SEA FREIGHT

Sea freight, also known as ocean freight, is a method of transporting goods via cargo ships across oceans and seas. It is a cornerstone of international trade, offering an efficient and cost-effective way to move large volumes of goods over long distances. Sea freight is especially suitable for heavy, bulky, and non-urgent shipments.

Key Aspects of Sea Freight

  1. Types of Sea Freight Services:
    • Full Container Load (FCL): The entire container is used by a single shipper. This option is ideal for large shipments that can fill a container or require dedicated space.
    • Less Than Container Load (LCL): Multiple shippers share space in a single container. This is cost-effective for smaller shipments that do not require a full container.
    • Roll-On/Roll-Off (RoRo): Vehicles are driven onto the ship and transported as rolling cargo.
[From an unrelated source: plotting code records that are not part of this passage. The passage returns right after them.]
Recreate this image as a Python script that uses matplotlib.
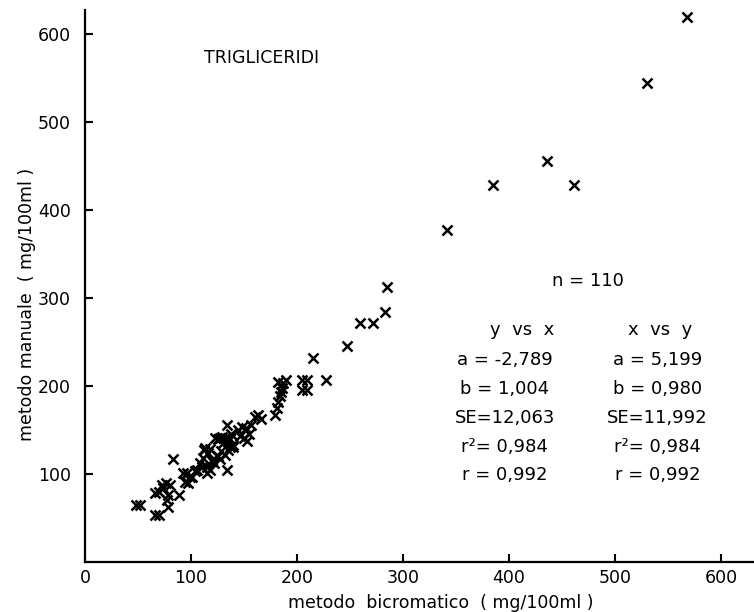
import matplotlib
matplotlib.use("Agg")
import matplotlib.pyplot as plt

# metodo bicromatico (x) vs metodo manuale (y), mg/100ml
x_bicrom = [48, 52, 66, 70, 66, 70, 73, 76, 80, 74, 78, 77, 78, 83, 89,
            92, 96, 99, 94, 101, 104, 97, 106, 108, 110, 111, 115, 118, 120, 112,
            113, 116, 118, 120, 122, 125, 127, 115, 123, 127, 132, 135, 137, 140,
            125, 129, 133, 137, 130, 135, 140, 138, 132, 128, 134, 134,
            144, 148, 152, 155, 153, 150, 157, 146,
            160, 163, 166, 179, 181, 182, 184, 185, 187, 190, 186, 182,
            205, 209, 205, 209, 215, 227, 247, 259, 272, 283, 285,
            341, 385, 436, 461, 530, 568]
y_manuale = [65, 65, 53, 53, 78, 80, 88, 90, 88, 84, 76, 70, 63, 117, 76,
             101, 101, 97, 91, 97, 103, 90, 105, 112, 108, 118, 101, 105, 116, 127,
             130, 124, 128, 115, 112, 120, 117, 108, 141, 141, 141, 141, 131, 131,
             140, 142, 140, 140, 135, 127, 133, 145, 122, 126, 156, 104,
             150, 153, 152, 145, 138, 141, 156, 143,
             165, 167, 162, 167, 175, 182, 188, 193, 203, 207, 198, 204,
             207, 207, 195, 195, 232, 207, 245, 272, 272, 284, 312,
             377, 428, 455, 428, 544, 619]

x_ticks = [0, 100, 200, 300, 400, 500, 600]
y_ticks = [100, 200, 300, 400, 500, 600]

stats_yx = ["a = -2,789", "b = 1,004", "SE=12,063", "r²= 0,984", "r = 0,992"]
stats_xy = ["a = 5,199", "b = 0,980", "SE=11,992", "r²= 0,984", "r = 0,992"]

plt.rcParams['font.family'] = ['DejaVu Sans']

fig = plt.figure(figsize=(7.54, 6.12), dpi=100)
ax = fig.add_axes([85/754, 50/612, 669/754, 552/612])

ax.plot(x_bicrom, y_manuale, linestyle='none', marker='x', color='black',
        markersize=7, markeredgewidth=1.8)

ax.set_xlim(0, 631)
ax.set_ylim(0, 627)
ax.set_xticks(x_ticks)
ax.set_yticks(y_ticks)
ax.tick_params(direction='in', length=6, width=1.5, labelsize=12.5, color='black')
ax.tick_params(axis='y', pad=10)
ax.tick_params(axis='x', pad=5)

for side in ['top', 'right']:
    ax.spines[side].set_visible(False)
for side in ['left', 'bottom']:
    ax.spines[side].set_linewidth(1.6)
    ax.spines[side].set_color('black')

ax.set_xlabel("metodo  bicromatico  ( mg/100ml )", fontsize=12.5)
ax.set_ylabel("metodo manuale  ( mg/100ml )", fontsize=12.5)
ax.xaxis.set_label_coords(0.532, -0.058)
ax.yaxis.set_label_coords(-0.073, 0.466)

# titolo interno
ax.text(167, 573, "TRIGLICERIDI", fontsize=12.5, ha='center', va='center')

# statistiche di regressione
ax.text(474, 319, "n = 110", fontsize=13, ha='center', va='center')
ax.text(412, 264, "y  vs  x", fontsize=13, ha='center', va='center')
ax.text(542, 264, "x  vs  y", fontsize=13, ha='center', va='center')
line_y = [229, 196, 163, 131, 99]
for i in range(len(stats_yx)):
    ax.text(396, line_y[i], stats_yx[i], fontsize=13, ha='center', va='center')
    ax.text(540, line_y[i], stats_xy[i], fontsize=13, ha='center', va='center')

plt.savefig('out.png', dpi=100)
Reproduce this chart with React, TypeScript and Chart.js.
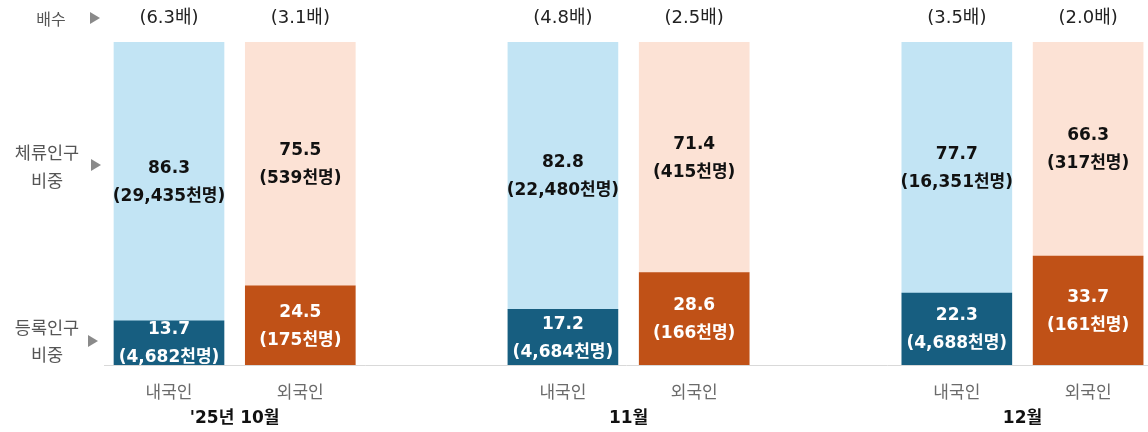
import React, { useEffect, useRef } from 'react';
import { Chart, registerables } from 'chart.js';

Chart.register(...registerables);

const categories = ['내국인', '외국인', '내국인', '외국인', '내국인', '외국인'];
const xPositions = [0, 1, 3, 4, 6, 7];
const months = ["'25년 10월", '11월', '12월'];
const monthCenters = [0.5, 3.5, 6.5];
const registeredShare = [13.7, 24.5, 17.2, 28.6, 22.3, 33.7];
const stayShare = [86.3, 75.5, 82.8, 71.4, 77.7, 66.3];
const registeredCount = ['4,682', '175', '4,684', '166', '4,688', '161'];
const stayCount = ['29,435', '539', '22,480', '415', '16,351', '317'];
const multiples = ['6.3', '3.1', '4.8', '2.5', '3.5', '2.0'];

const darkColors = ['#175E80', '#C05117', '#175E80', '#C05117', '#175E80', '#C05117'];
const lightColors = ['#C2E4F4', '#FCE2D5', '#C2E4F4', '#FCE2D5', '#C2E4F4', '#FCE2D5'];

const VALUE_FONT = 'bold 17px "DejaVu Sans", "Noto Sans CJK KR", sans-serif';

const labelPlugin = {
  id: 'labelPlugin',
  afterDatasetsDraw(chart: any) {
    const ctx = chart.ctx;
    ctx.save();
    ctx.textAlign = 'center';
    ctx.textBaseline = 'middle';
    ctx.font = VALUE_FONT;
    chart.data.datasets.forEach((ds: any, di: number) => {
      const meta = chart.getDatasetMeta(di);
      meta.data.forEach((el: any, i: number) => {
        const cy = (el.y + el.base) / 2 + 1;
        const val = di === 0 ? registeredShare[i] : stayShare[i];
        const cnt = di === 0 ? registeredCount[i] : stayCount[i];
        ctx.fillStyle = di === 0 ? '#ffffff' : '#111111';
        ctx.fillText(val.toFixed(1), el.x, cy - 14);
        ctx.fillText('(' + cnt + '천명)', el.x, cy + 14);
      });
    });
    const xs = chart.scales.x;
    ctx.font = '18px "DejaVu Sans", "Noto Sans CJK KR", sans-serif';
    ctx.fillStyle = '#222222';
    xPositions.forEach((p, i) => {
      ctx.fillText('(' + multiples[i] + '배)', xs.getPixelForValue(p), 18);
    });
    ctx.font = 'bold 17px "DejaVu Sans", "Noto Sans CJK KR", sans-serif';
    ctx.fillStyle = '#111111';
    monthCenters.forEach((p, i) => {
      ctx.fillText(months[i], xs.getPixelForValue(p), 419);
    });
    ctx.fillStyle = '#555555';
    ctx.font = '16px "Noto Sans CJK KR", sans-serif';
    ctx.fillText('배수', 51, 19);
    ctx.font = '17.5px "Noto Sans CJK KR", sans-serif';
    ctx.fillText('체류인구', 47, 152);
    ctx.fillText('비중', 47, 180);
    ctx.fillText('등록인구', 47, 327);
    ctx.fillText('비중', 47, 354);
    const tri = (x: number, y: number) => {
      ctx.beginPath();
      ctx.moveTo(x, y - 6);
      ctx.lineTo(x + 10, y);
      ctx.lineTo(x, y + 6);
      ctx.closePath();
      ctx.fillStyle = '#8a8a8a';
      ctx.fill();
    };
    tri(90, 18);
    tri(91, 165);
    tri(88, 341);
    ctx.restore();
  },
};

export default function App() {
  const ref = useRef<HTMLCanvasElement | null>(null);
  useEffect(() => {
    if (!ref.current) return;
    const chart = new Chart(ref.current, {
      type: 'bar',
      data: {
        datasets: [
          {
            label: '등록인구',
            data: xPositions.map((x, i) => ({ x, y: registeredShare[i] })),
            backgroundColor: darkColors,
            barThickness: 110,
          },
          {
            label: '체류인구',
            data: xPositions.map((x, i) => ({ x, y: stayShare[i] })),
            backgroundColor: lightColors,
            barThickness: 110,
          },
        ],
      },
      options: {
        animation: false,
        responsive: false,
        layout: { padding: { left: 104, top: 42, right: 0, bottom: 0 } },
        plugins: { legend: { display: false }, tooltip: { enabled: false } },
        scales: {
          x: {
            type: 'linear',
            stacked: true,
            offset: false,
            min: -0.495,
            max: 7.456,
            grid: { display: false, drawTicks: false, offset: false },
            border: { display: true, color: '#d9d9d9', width: 1 },
            afterBuildTicks: (scale: any) => {
              scale.ticks = xPositions.map((v) => ({ value: v }));
            },
            afterFit: (scale: any) => {
              scale.height = 67;
            },
            ticks: {
              autoSkip: false,
              maxRotation: 0,
              padding: 16,
              color: '#6b6b6b',
              font: { family: '"Noto Sans CJK KR", sans-serif', size: 17 },
              callback: (_v: any, i: number) => categories[i],
            },
          },
          y: {
            stacked: true,
            min: 0,
            max: 100,
            display: false,
          },
        },
      },
      plugins: [labelPlugin],
    } as any);
    return () => chart.destroy();
  }, []);
  return (
    <div style={{ position: 'absolute', left: 0, top: 0, width: 1148, height: 432, background: '#fff' }}>
      <canvas ref={ref} width={1148} height={432} style={{ display: 'block' }} />
    </div>
  );
}
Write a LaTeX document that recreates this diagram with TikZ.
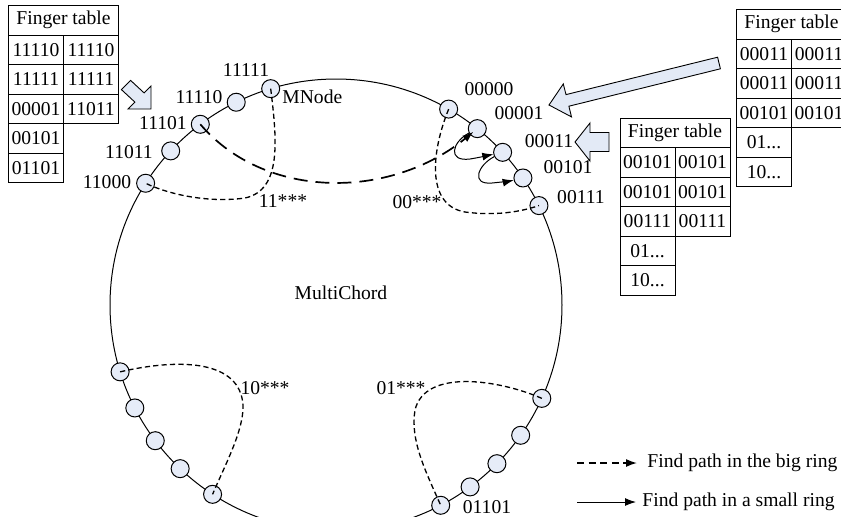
\documentclass[tikz,border=0pt]{standalone}
\usepackage{fontspec}
\setmainfont{Liberation Serif}
\usetikzlibrary{arrows.meta,calc}
\definecolor{nodefill}{HTML}{E6ECF8}
\definecolor{blockfill}{HTML}{E3EAF6}
\tikzset{
  ringnode/.style={circle, draw, fill=nodefill, minimum size=9pt, inner sep=0pt, line width=0.5pt},
  lbl/.style={inner sep=0pt},
  hdr/.style={draw, line width=0.5pt, minimum width=55pt, minimum height=14.75pt, inner sep=0pt, anchor=north west},
  cell/.style={draw, line width=0.5pt, minimum width=27.5pt, minimum height=14.75pt, inner sep=0pt, anchor=north west},
  ringline/.style={line width=0.5pt},
  bigpath/.style={dash pattern=on 2.6pt off 1.6pt, line width=0.65pt},
  legdash/.style={dash pattern=on 3.6pt off 2.2pt, line width=0.75pt, -{Latex[length=5.5pt,width=4pt]}},
  longpath/.style={dash pattern=on 7pt off 4pt, line width=0.85pt, -{Latex[length=5.5pt,width=4pt]}},
  smallpath/.style={line width=0.5pt, -{Latex[length=5.5pt,width=4pt]}},
  blockarrow/.style={draw, fill=blockfill, line width=0.45pt, line join=miter},
}
% three dots written out, kept away from \foreach's range syntax
\newcommand\tdots{.{}.{}.}
% finger table: #1 name, #2 top-left corner, #3 two-column rows, #4 one-column rows
\newcommand\fingertable[4]{%
  \node[hdr] (#1-h) at (#2) {Finger table};
  \foreach \a/\b [count=\i] in {#3} {
    \node[cell] (#1-\i-l) at ($(#2)+(0,29.5*\i)$) {\a};
    \node[cell] (#1-\i-r) at ($(#2)+(55,29.5*\i)$) {\b};
  }
  \foreach \a [count=\i from 4] in {#4} {
    \node[cell] (#1-\i-l) at ($(#2)+(0,29.5*\i)$) {\a};
  }
}
\begin{document}
\begin{tikzpicture}[x=0.5pt, y=-0.5pt, font=\fontsize{9.8}{11}\selectfont]
\useasboundingbox (0,0) rectangle (841,516);

% finger tables
\fingertable{ftA}{8,5}{11110/11110, 11111/11111, 00001/11011}{00101, 01101}
\fingertable{ftB}{736,9}{00011/00011, 00011/00011, 00101/00101}{01\tdots, 10\tdots}
\fingertable{ftC}{619.5,117.5}{00101/00101, 00101/00101, 00111/00111}{01\tdots, 10\tdots}

% block arrows pointing at the nodes that own the tables
\draw[blockarrow] (121.4,89.6) -- (130.6,80.4) -- (144.1,92.9) -- (151,86) -- (151,109) -- (128,109) -- (134.9,102.1) -- cycle;
\draw[blockarrow] (549,105) -- (563.3,83.9) -- (566,94.6) -- (717.6,57.2) -- (720.4,68.8) -- (568.9,106.2) -- (571.5,116.9) -- cycle;
\draw[blockarrow] (575,142) -- (590,123) -- (590,132.5) -- (609,132.5) -- (609,151.5) -- (590,151.5) -- (590,161) -- cycle;

% the big ring
\coordinate (C) at (336,305);
\draw[ringline] (C) circle[radius=226];

% peers on the ring (angles measured clockwise, y points down)
\foreach \nm/\ang in {n11111/-106.8, n11110/-116.2, n11101/-126.9, n11011/-137.0, n11000/-147.4,
                      n00000/-60.1, n00001/-51.3, n00011/-42.5, n00101/-34.2, n00111/-26.1,
                      rb1/24.4, rb2/35.2, rb3/44.6, rb4/53.6, n01101/62.4,
                      lb1/-197.2, lb2/-207.1, lb3/-216.9, lb4/-226.4, lb5/-236.9}
  \node[ringnode] (\nm) at ($(C)+(\ang:226)$) {};

% paths in the big ring
\draw[bigpath] (n11111.center) .. controls (277,140) and (282,190) .. (245,198)
                              .. controls (210,203) and (170,195) .. (n11000.center);
\draw[bigpath] (n00000.center) .. controls (432,150) and (425,205) .. (465,212)
                              .. controls (495,216) and (520,212) .. (n00111.center);
\draw[bigpath] (lb1.center) .. controls (180,358) and (240,360) .. (243,405)
                           .. controls (244,430) and (225,465) .. (lb5.center);
\draw[bigpath] (rb1.center) .. controls (500,380) and (425,368) .. (415,410)
                           .. controls (410,440) and (425,470) .. (n01101.center);
\draw[longpath, shorten >=2.5pt] (n11101.center) .. controls (265,200) and (390,200) .. (n00001.center);

% paths in a small ring
\draw[smallpath] (n00001) .. controls (452,142) and (447,162) .. (470,159)
                          .. controls (482,157) and (490,155) .. (n00011);
\draw[smallpath] (n00011) .. controls (478,165) and (470,185) .. (492,183)
                          .. controls (502,182) and (510,181) .. (n00101);

% labels
\node[lbl] (t11111) at (246,70) {11111};
\node[lbl] (t11110) at (199,97) {11110};
\node[lbl] (t11101) at (163,123) {11101};
\node[lbl] (t11011) at (129,152) {11011};
\node[lbl] (t11000) at (107,182) {11000};
\node[lbl, anchor=west] (tmnode) at (282,97) {MNode};
\node[lbl] (t00000) at (489,89) {00000};
\node[lbl] (t00001) at (519,113) {00001};
\node[lbl] (t00011) at (549,141) {00011};
\node[lbl] (t00101) at (568,167) {00101};
\node[lbl] (t00111) at (581,197) {00111};
\node[lbl] (t01101) at (487,507) {01101};
\node[lbl] (g11) at (283,201) {11***};
\node[lbl] (g00) at (417,202) {00***};
\node[lbl] (g10) at (265,388) {10***};
\node[lbl] (g01) at (401,388) {01***};
\node[lbl] (title) at (341,293) {MultiChord};

% legend
\coordinate (lg1) at (577,463);
\coordinate (lg1e) at (637,463);
\draw[legdash] (lg1) -- (lg1e);
\node[lbl, anchor=west] (lgt1) at (647,463) {Find path in the big ring};
\coordinate (lg2) at (577,502);
\coordinate (lg2e) at (636,502);
\draw[smallpath] (lg2) -- (lg2e);
\node[lbl, anchor=west] (lgt2) at (642,502) {Find path in a small ring};
\end{tikzpicture}
\end{document}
This is commonly used for cars, trucks, and other wheeled cargo.
    • Bulk Shipping: Used for transporting large quantities of loose goods like grains, coal, and ore, typically in specialized bulk carriers.
    • Breakbulk: Goods are transported individually and loaded directly onto the ship, suitable for oversized or irregularly shaped items that do not fit into standard containers.
  2. Advantages:
    • Cost Efficiency: Sea freight is generally the most economical option for shipping large volumes of goods over long distances.
    • Capacity: Cargo ships can carry substantial amounts of goods, including oversized and heavy items that are impractical for other modes of transport.
    • Global Reach: Ports worldwide facilitate the movement of goods to virtually any destination, making sea freight a key component of international logistics.
    • Environmental Impact: Per ton-mile, sea freight has a lower carbon footprint compared to air and road transport, making it a more sustainable option for global shipping.
  3. Challenges:
    • Transit Time: Sea freight is slower compared to air and road transport, making it unsuitable for time-sensitive shipments.
    • Weather and Delays: Shipments can be delayed due to adverse weather conditions, port congestion, and other unforeseen events.
    • Complex Documentation: International shipping requires extensive documentation, including bills of lading, customs declarations, and import/export permits.
    • Container Availability: Fluctuations in global demand can lead to shortages of containers and space on ships, affecting shipping schedules and costs.
  4. Technology and Innovation:
    • Tracking and Visibility: Advanced tracking systems and real-time visibility tools enhance the monitoring of shipments across the ocean.
    • Automated Terminals: Ports are increasingly using automation to improve the efficiency of loading and unloading containers.
    • Sustainable Practices: The industry is adopting greener technologies, such as low-sulfur fuels and electric cranes, to reduce environmental impact.
    • Blockchain and Digitalization: Technologies like blockchain are being used to streamline documentation processes and enhance transparency and security in the supply chain.
  5. Cost Factors:
    • Shipping Route: Costs can vary significantly based on the distance and route, with longer or less frequented routes generally being more expensive.
    • Container Type and Size: Standard, high cube, refrigerated, and specialized containers have different pricing structures.
    • Fuel Surcharges: Fluctuations in fuel prices can impact overall shipping costs.
    • Port and Handling Fees: Charges for loading, unloading, and storage at ports contribute to the total cost of sea freight.
    • Seasonal Demand: Peak seasons can lead to higher shipping rates due to increased demand and limited capacity.
  6. Insurance and Security:
    • Marine Insurance: Provides coverage against potential losses or damages during sea transport, including accidents, piracy, and natural disasters.
    • Security Measures: Includes measures to protect against theft, tampering, and smuggling, such as container seals and port security protocols.